§ STATED EXERCISE:
All the records that follow need to be reproduced exactly. Omit the images.

§ SUPPLIED MATERIAL:
******************************
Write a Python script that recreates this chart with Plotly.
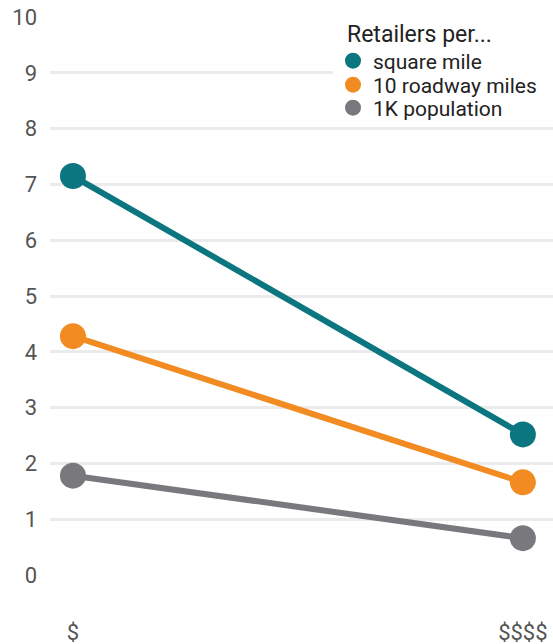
import plotly.graph_objects as go

categories = ["$", "$$$$"]
square_mile = [7.15, 2.52]
roadway_miles = [4.28, 1.66]
population = [1.78, 0.66]
series_names = ["square mile", "10 roadway miles", "1K population"]
legend_title = "Retailers per..."
colors = ["#0b7580", "#f28b22", "#79787d"]
y_ticks = list(range(0, 11))

W, H = 553, 644
L, R, T, B = 50, 0, 17, 69
ph = H - T - B
pw = W - L - R

def py(p):  # pixel row -> paper y
    return (H - B - p) / ph

def px(p):  # pixel col -> paper x
    return (p - L) / pw

fig = go.Figure()
for vals, name, col in zip([square_mile, roadway_miles, population], series_names, colors):
    fig.add_trace(go.Scatter(
        x=categories, y=vals, mode="lines+markers", name=name,
        line=dict(color=col, width=6), marker=dict(color=col, size=26),
        showlegend=False, cliponaxis=False))

legend_ids = ["legend", "legend2", "legend3"]
legend_rows = [61, 85, 108]
for name, col, lid in zip(series_names, colors, legend_ids):
    fig.add_trace(go.Scatter(
        x=[None], y=[None], mode="markers", name=name, legend=lid,
        marker=dict(color=col, size=16), showlegend=True))

leg_common = dict(xanchor="left", yanchor="middle", bgcolor="rgba(0,0,0,0)",
                  font=dict(family="Roboto", size=21, color="#222222"),
                  itemsizing="trace", borderwidth=0)
layout_legends = {}
for lid, row in zip(legend_ids, legend_rows):
    layout_legends[lid] = dict(x=px(333), y=py(row), **leg_common)

fig.update_layout(
    width=W, height=H,
    margin=dict(l=L, r=R, t=T, b=B),
    paper_bgcolor="white", plot_bgcolor="white",
    font=dict(family="Roboto", color="#555555"),
    xaxis=dict(type="category", range=[-0.051, 1.067], showgrid=False,
               zeroline=False, showline=False, automargin=False,
               tickfont=dict(size=22, color="#555555"), ticklabelstandoff=42),
    yaxis=dict(range=[0, 10], tickvals=y_ticks, showgrid=True, gridcolor="#ebebeb",
               gridwidth=3, zeroline=False, showline=False, automargin=False,
               tickfont=dict(size=22, color="#555555"), ticklabelstandoff=12),
    shapes=[dict(type="rect", xref="paper", yref="paper",
                 x0=px(333), x1=1.02, y0=py(124), y1=py(-5),
                 fillcolor="white", line=dict(width=0), layer="above")],
    annotations=[dict(text=legend_title, xref="paper", yref="paper",
                      x=px(345), y=py(34), xanchor="left", yanchor="middle",
                      showarrow=False, font=dict(family="Roboto", size=23, color="#222222"))],
    **layout_legends,
)
fig.write_html("out.html", config={"displayModeBar": False},
               post_script="document.body.style.margin='0px';document.body.style.overflow='hidden';")
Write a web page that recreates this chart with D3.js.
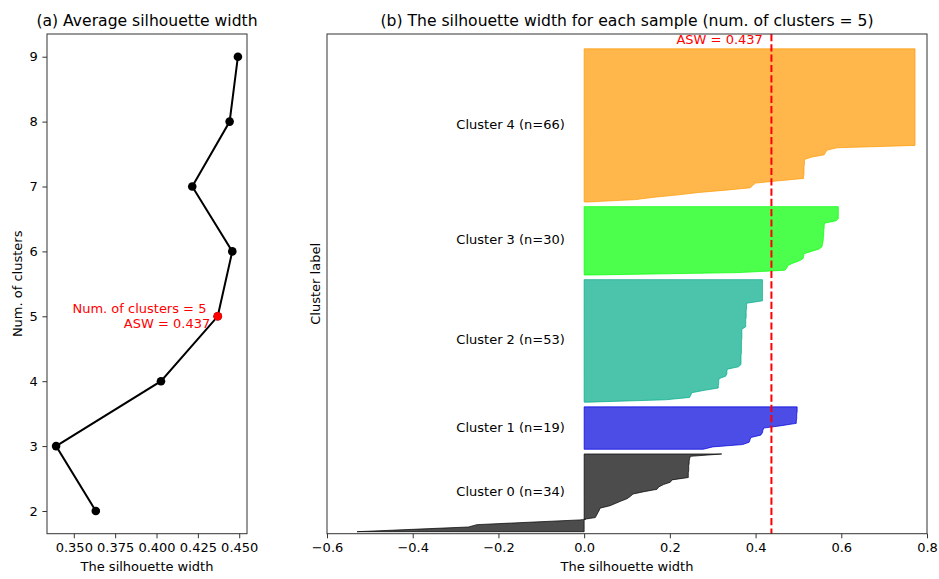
******************************
§ FINISHED EXERCISE:
Write a Python script that recreates this chart with Plotly.
import plotly.graph_objects as go

categories = ["$", "$$$$"]
square_mile = [7.15, 2.52]
roadway_miles = [4.28, 1.66]
population = [1.78, 0.66]
series_names = ["square mile", "10 roadway miles", "1K population"]
legend_title = "Retailers per..."
colors = ["#0b7580", "#f28b22", "#79787d"]
y_ticks = list(range(0, 11))

W, H = 553, 644
L, R, T, B = 50, 0, 17, 69
ph = H - T - B
pw = W - L - R

def py(p):  # pixel row -> paper y
    return (H - B - p) / ph

def px(p):  # pixel col -> paper x
    return (p - L) / pw

fig = go.Figure()
for vals, name, col in zip([square_mile, roadway_miles, population], series_names, colors):
    fig.add_trace(go.Scatter(
        x=categories, y=vals, mode="lines+markers", name=name,
        line=dict(color=col, width=6), marker=dict(color=col, size=26),
        showlegend=False, cliponaxis=False))

legend_ids = ["legend", "legend2", "legend3"]
legend_rows = [61, 85, 108]
for name, col, lid in zip(series_names, colors, legend_ids):
    fig.add_trace(go.Scatter(
        x=[None], y=[None], mode="markers", name=name, legend=lid,
        marker=dict(color=col, size=16), showlegend=True))

leg_common = dict(xanchor="left", yanchor="middle", bgcolor="rgba(0,0,0,0)",
                  font=dict(family="Roboto", size=21, color="#222222"),
                  itemsizing="trace", borderwidth=0)
layout_legends = {}
for lid, row in zip(legend_ids, legend_rows):
    layout_legends[lid] = dict(x=px(333), y=py(row), **leg_common)

fig.update_layout(
    width=W, height=H,
    margin=dict(l=L, r=R, t=T, b=B),
    paper_bgcolor="white", plot_bgcolor="white",
    font=dict(family="Roboto", color="#555555"),
    xaxis=dict(type="category", range=[-0.051, 1.067], showgrid=False,
               zeroline=False, showline=False, automargin=False,
               tickfont=dict(size=22, color="#555555"), ticklabelstandoff=42),
    yaxis=dict(range=[0, 10], tickvals=y_ticks, showgrid=True, gridcolor="#ebebeb",
               gridwidth=3, zeroline=False, showline=False, automargin=False,
               tickfont=dict(size=22, color="#555555"), ticklabelstandoff=12),
    shapes=[dict(type="rect", xref="paper", yref="paper",
                 x0=px(333), x1=1.02, y0=py(124), y1=py(-5),
                 fillcolor="white", line=dict(width=0), layer="above")],
    annotations=[dict(text=legend_title, xref="paper", yref="paper",
                      x=px(345), y=py(34), xanchor="left", yanchor="middle",
                      showarrow=False, font=dict(family="Roboto", size=23, color="#222222"))],
    **layout_legends,
)
fig.write_html("out.html", config={"displayModeBar": False},
               post_script="document.body.style.margin='0px';document.body.style.overflow='hidden';")
Write a web page that recreates this chart with D3.js.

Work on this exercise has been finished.